*MATERIAL FOR THIS TASK*

● ● ● ●

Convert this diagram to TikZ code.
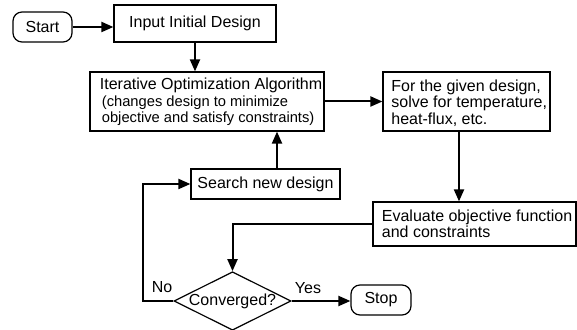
\documentclass[tikz,border=0pt]{standalone}
\usepackage{fontspec}
\setmainfont{Liberation Sans}
\usetikzlibrary{shapes.geometric,arrows.meta}
\newcommand{\subtext}{\fontsize{7.35}{8.1}\selectfont}
\begin{document}
\begin{tikzpicture}[x=0.5pt,y=-0.5pt,
  font=\fontsize{8}{8.25}\selectfont,
  box/.style={draw, line width=0.6pt, inner sep=0pt, rectangle},
  term/.style={box, rounded corners=4.5pt},
  boxtext/.style={anchor=west, align=left, inner sep=0pt},
  decision/.style={draw, line width=0.6pt, shape=diamond, aspect=2, inner sep=0pt,
                   minimum width=58.5pt, minimum height=29pt},
  flow/.style={line width=1pt, -{Triangle[length=6pt,width=5pt]}}]
\useasboundingbox (0,0) rectangle (577,330);

% process boxes
\node[term, minimum width=29.5pt, minimum height=15pt] (start) at (42.5,27) {Start};
\node[box, minimum width=81pt, minimum height=18.5pt] (input) at (195,23.5) {Input Initial Design};
\node[box, minimum width=117pt, minimum height=29.5pt] (iter) at (207,101.5) {};
\node[boxtext] (itertext) at (99.5,102)
  {Iterative Optimization Algorithm\\
   {\subtext\hspace*{1pt}(changes design to minimize}\\
   {\subtext\hspace*{1pt}objective and satisfy constraints)}};
\node[box, minimum width=83.5pt, minimum height=29.5pt] (solve) at (466.5,101.5) {};
\node[boxtext] (solvetext) at (391,103)
  {For the given design,\\solve for temperature,\\heat-flux, etc.};
\node[box, minimum width=74.5pt, minimum height=15pt] (search) at (265.5,184) {Search new design};
\node[box, minimum width=101.5pt, minimum height=22pt] (eval) at (474.5,224) {};
\node[boxtext] (evaltext) at (381.5,224) {Evaluate objective function\\and constraints};
\node[decision] (conv) at (232.5,301) {Converged?};
\node[term, minimum width=30pt, minimum height=15pt] (stop) at (381,300) {Stop};

% branch labels
\node (no) at (162,287) {No};
\node (yes) at (308,288) {Yes};

% helper points for the loop-back routes
\coordinate (solveout) at ([xshift=-3.75pt]solve.south);
\coordinate (searchout) at ([xshift=5.75pt]search.north);
\coordinate (nocorner) at (143,301);

% connectors
\draw[flow] (start.east) -- (start.east -| input.west);
\draw[flow] (input.south) -- (input.south |- iter.north);
\draw[flow] (iter.east) -- (iter.east -| solve.west);
\draw[flow] (solveout) -- (solveout |- eval.north);
\draw[flow] (eval.west) -| (conv.north);
\draw[flow] (conv.east) -- (conv.east -| stop.west);
\draw[flow] (conv.west) -- (nocorner) |- (search.west);
\draw[flow] (searchout) -- (searchout |- iter.south);
\end{tikzpicture}
\end{document}
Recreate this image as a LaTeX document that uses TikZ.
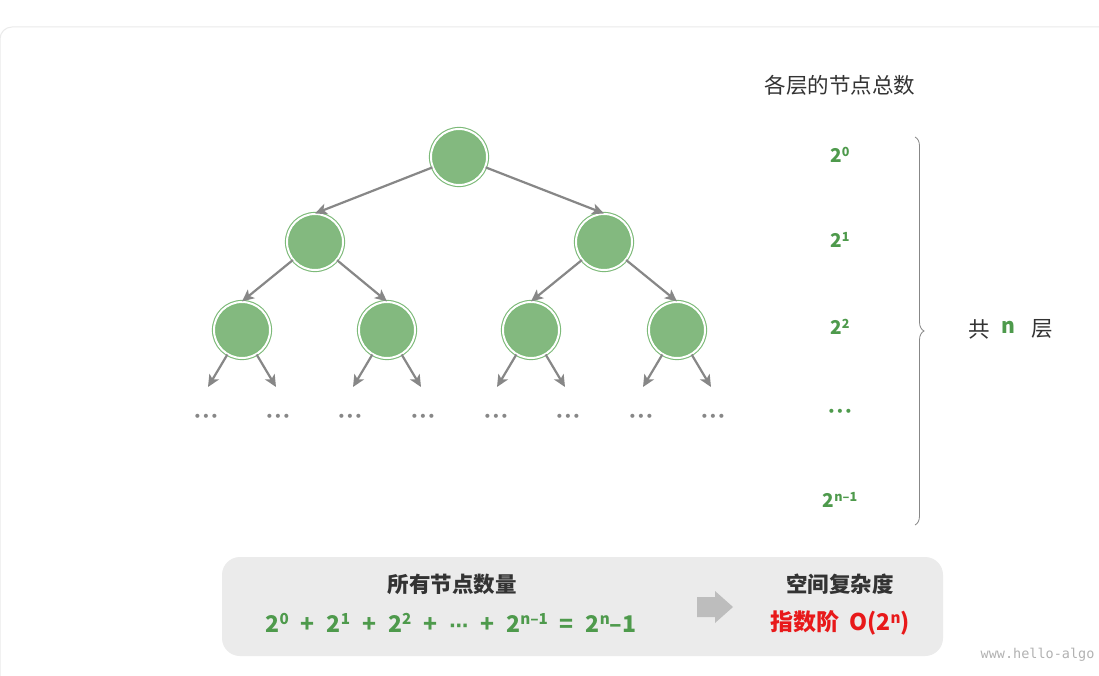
\documentclass[tikz,border=0pt]{standalone}
\usepackage{fontspec}
\setmainfont{Noto Sans CJK SC}
\newfontfamily\monof{DejaVu Sans Mono}
\newfontfamily\djv{DejaVu Sans}
\usetikzlibrary{decorations.pathreplacing,arrows.meta}
\definecolor{nodefill}{HTML}{83B97F}
\definecolor{ring}{HTML}{7DBA79}
\definecolor{arrgray}{HTML}{878787}
\definecolor{gtext}{HTML}{4E9A4C}
\definecolor{dark}{HTML}{333333}
\definecolor{redt}{HTML}{E8191A}
\definecolor{boxfill}{HTML}{EBEBEB}
\newcommand{\supr}[1]{\raisebox{0.6ex}{\scalebox{0.66}{#1}}}
\newcommand{\threedots}{{\djv\fontsize{14}{14}\selectfont •\kern0.3pt•\kern0.3pt•}}
\tikzset{
  tnode/.style={circle, minimum size=56pt, inner sep=0pt, fill=nodefill, draw=ring, line width=1.1pt, double=white, double distance=2pt},
  arr/.style={draw=arrgray, line width=2.2pt, -{Stealth[length=12pt,width=11pt,inset=3pt]}},
  dots/.style={text=arrgray},
  lbl/.style={text=gtext, font=\bfseries\fontsize{19}{19}\selectfont},
  hdr/.style={text=dark, font=\fontsize{21.5}{21.5}\selectfont},
}
\begin{document}
\begin{tikzpicture}[x=1pt,y=-1pt]
\useasboundingbox (0,0) rectangle (1099,676);
\fill[white] (0,0) rectangle (1099,676);
\draw[draw=black!8, line width=1pt, rounded corners=12pt] (0,700) -- (0,27) -- (1120,27);
% tree
\node[tnode] (r) at (459,157) {};
\node[tnode] (a) at (315,242) {};
\node[tnode] (b) at (604,242) {};
\node[tnode] (c) at (242,330) {};
\node[tnode] (d) at (387,330) {};
\node[tnode] (e) at (531,330) {};
\node[tnode] (f) at (677,330) {};
\draw[arr] (r) -- (a.north);
\draw[arr] (r) -- (b.north);
\draw[arr] (a) -- (c.north);
\draw[arr] (a) -- (d.north);
\draw[arr] (b) -- (e.north);
\draw[arr] (b) -- (f.north);
\foreach \n/\x in {c/242,d/387,e/531,f/677}{
  \coordinate (\n L) at (\x-34,387);
  \coordinate (\n R) at (\x+34,387);
  \draw[arr] (\n) -- (\n L);
  \draw[arr] (\n) -- (\n R);
}
\foreach \i/\x in {1/206,2/278,3/350,4/423,5/496,6/568,7/641,8/713}{
  \node[dots] (dd\i) at (\x,418) {\threedots};
}
% right column
\node[hdr] (title) at (840,85) {各层的节点总数};
\node[lbl] (p0) at (840,155) {2\supr{0}};
\node[lbl] (p1) at (840,240) {2\supr{1}};
\node[lbl] (p2) at (840,327) {2\supr{2}};
\node[text=gtext] (p3) at (840,413) {\threedots};
\node[lbl] (p4) at (840,500) {2\supr{n–1}};
\coordinate (bt) at (915,137);
\coordinate (bb) at (915,525);
\draw[arrgray, line width=0.8pt, decorate, decoration={brace, amplitude=9pt, aspect=0.5}] (bt) -- (bb);
\node[hdr, anchor=west] (gong) at (965,329) {共};
\node[lbl, font=\bfseries\fontsize{21}{21}\selectfont] (nn) at (1008,327) {n};
\node[hdr, anchor=west] (ceng) at (1028,329) {层};
% bottom box
\node[fill=boxfill, rounded corners=18pt, minimum width=721pt, minimum height=99pt, inner sep=0pt] (box) at (582.5,606.5) {};
\node[text=dark, font=\bfseries\fontsize{21.5}{21.5}\selectfont] (t1) at (452,584) {所有节点数量};
\node[lbl, font=\bfseries\fontsize{23}{23}\selectfont] (eq) at (451,623) {2\supr{0}\hspace{12pt}+\hspace{12pt}2\supr{1}\hspace{12pt}+\hspace{12pt}2\supr{2}\hspace{12pt}+\hspace{12pt}{\djv\fontsize{19}{19}\selectfont ⋯}\hspace{12pt}+\hspace{12pt}2\supr{n–1}\hspace{12pt}=\hspace{12pt}2\supr{n}–1};
\coordinate (a1) at (697,597);
\coordinate (a2) at (715,597);
\coordinate (a3) at (715,591);
\coordinate (a4) at (733,607);
\coordinate (a5) at (715,623);
\coordinate (a6) at (715,617);
\coordinate (a7) at (697,617);
\fill[black!26] (a1) -- (a2) -- (a3) -- (a4) -- (a5) -- (a6) -- (a7) -- cycle;
\node[text=dark, font=\bfseries\fontsize{21.5}{21.5}\selectfont] (t2) at (840,584) {空间复杂度};
\node[text=redt, font=\bfseries\fontsize{23}{23}\selectfont] (t3) at (840,623) {指数阶\hspace{10pt}O(2\supr{n})};
\node[text=black!30, font=\monof\fontsize{13.5}{13.5}\selectfont, anchor=east] (wm) at (1098,655) {www.hello-algo};
\end{tikzpicture}
\end{document}
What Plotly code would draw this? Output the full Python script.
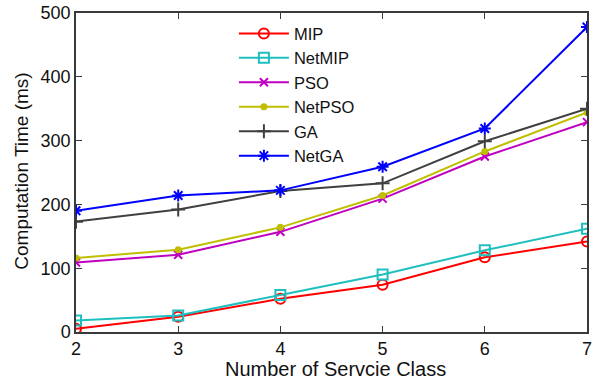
import plotly.graph_objects as go

# Number of service classes on the x axis
classes = [2, 3, 4, 5, 6, 7]

# Computation time (ms) for each method
mip = [5, 24, 52, 74, 117, 142]
net_mip = [18, 26, 58, 90, 128, 162]
pso = [109, 121, 157, 209, 275, 329]
net_pso = [116, 129, 164, 214, 283, 344]
ga = [173, 192, 221, 233, 299, 350]
net_ga = [190, 214, 222, 259, 319, 478]

series = [
    ("MIP", mip, "#ff0000", "circle-open", 10),
    ("NetMIP", net_mip, "#1fbfbf", "square-open", 10),
    ("PSO", pso, "#bf00bf", "x-thin-open", 8),
    ("NetPSO", net_pso, "#bfbf00", "circle", 5),
    ("GA", ga, "#404040", "cross-thin-open", 10),
    ("NetGA", net_ga, "#0000ff", "asterisk-open", 10),
]

FONT = "Liberation Sans, Arial, sans-serif"

fig = go.Figure()
for name, values, color, symbol, size in series:
    fig.add_trace(go.Scatter(
        x=classes, y=values, name=name, mode="lines+markers",
        line=dict(color=color, width=2),
        marker=dict(symbol=symbol, size=size, color=color,
                    line=dict(color=color, width=2)),
    ))

axis_common = dict(
    showline=True, linecolor="#3a3a3a", linewidth=1.5, mirror="ticks",
    ticks="inside", ticklen=6, tickcolor="#3a3a3a", tickwidth=1,
    showgrid=False, zeroline=False, automargin=False,
    tickfont=dict(family=FONT, size=18, color="#111111"),
)

fig.update_xaxes(range=[2, 7], tickvals=classes, **axis_common)
fig.update_yaxes(range=[0, 500], tick0=0, dtick=100, **axis_common)

# Axis titles placed as paper-anchored text
fig.add_annotation(
    text="Number of Servcie Class", xref="paper", yref="paper",
    x=0.507, y=-0.116, xanchor="center", yanchor="middle", showarrow=False,
    font=dict(family=FONT, size=20, color="#111111"),
)
fig.add_annotation(
    text="Computation Time (ms)", xref="paper", yref="paper",
    x=-0.106, y=0.505, xanchor="center", yanchor="middle", showarrow=False,
    textangle=-90, font=dict(family=FONT, size=19, color="#111111"),
)

fig.update_layout(
    width=614, height=384,
    margin=dict(l=76, r=27, t=13, b=52),
    paper_bgcolor="white", plot_bgcolor="white",
    showlegend=True,
    legend=dict(
        x=0.309, y=0.99, xanchor="left", yanchor="top",
        bgcolor="rgba(255,255,255,0)", borderwidth=0,
        font=dict(family=FONT, size=16.5, color="#111111"),
        itemwidth=50, tracegroupgap=0,
    ),
)

fig.write_html("out.html")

● ● ● ●

*TASK REQUIREMENTS*
Without any pictures, reproduce the lines from the first one in the material through the line that has "(0,0) rectangle (577,330);", exactly as they appear.

*FINAL ANSWER*
Convert this diagram to TikZ code.
\documentclass[tikz,border=0pt]{standalone}
\usepackage{fontspec}
\setmainfont{Liberation Sans}
\usetikzlibrary{shapes.geometric,arrows.meta}
\newcommand{\subtext}{\fontsize{7.35}{8.1}\selectfont}
\begin{document}
\begin{tikzpicture}[x=0.5pt,y=-0.5pt,
  font=\fontsize{8}{8.25}\selectfont,
  box/.style={draw, line width=0.6pt, inner sep=0pt, rectangle},
  term/.style={box, rounded corners=4.5pt},
  boxtext/.style={anchor=west, align=left, inner sep=0pt},
  decision/.style={draw, line width=0.6pt, shape=diamond, aspect=2, inner sep=0pt,
                   minimum width=58.5pt, minimum height=29pt},
  flow/.style={line width=1pt, -{Triangle[length=6pt,width=5pt]}}]
\useasboundingbox (0,0) rectangle (577,330);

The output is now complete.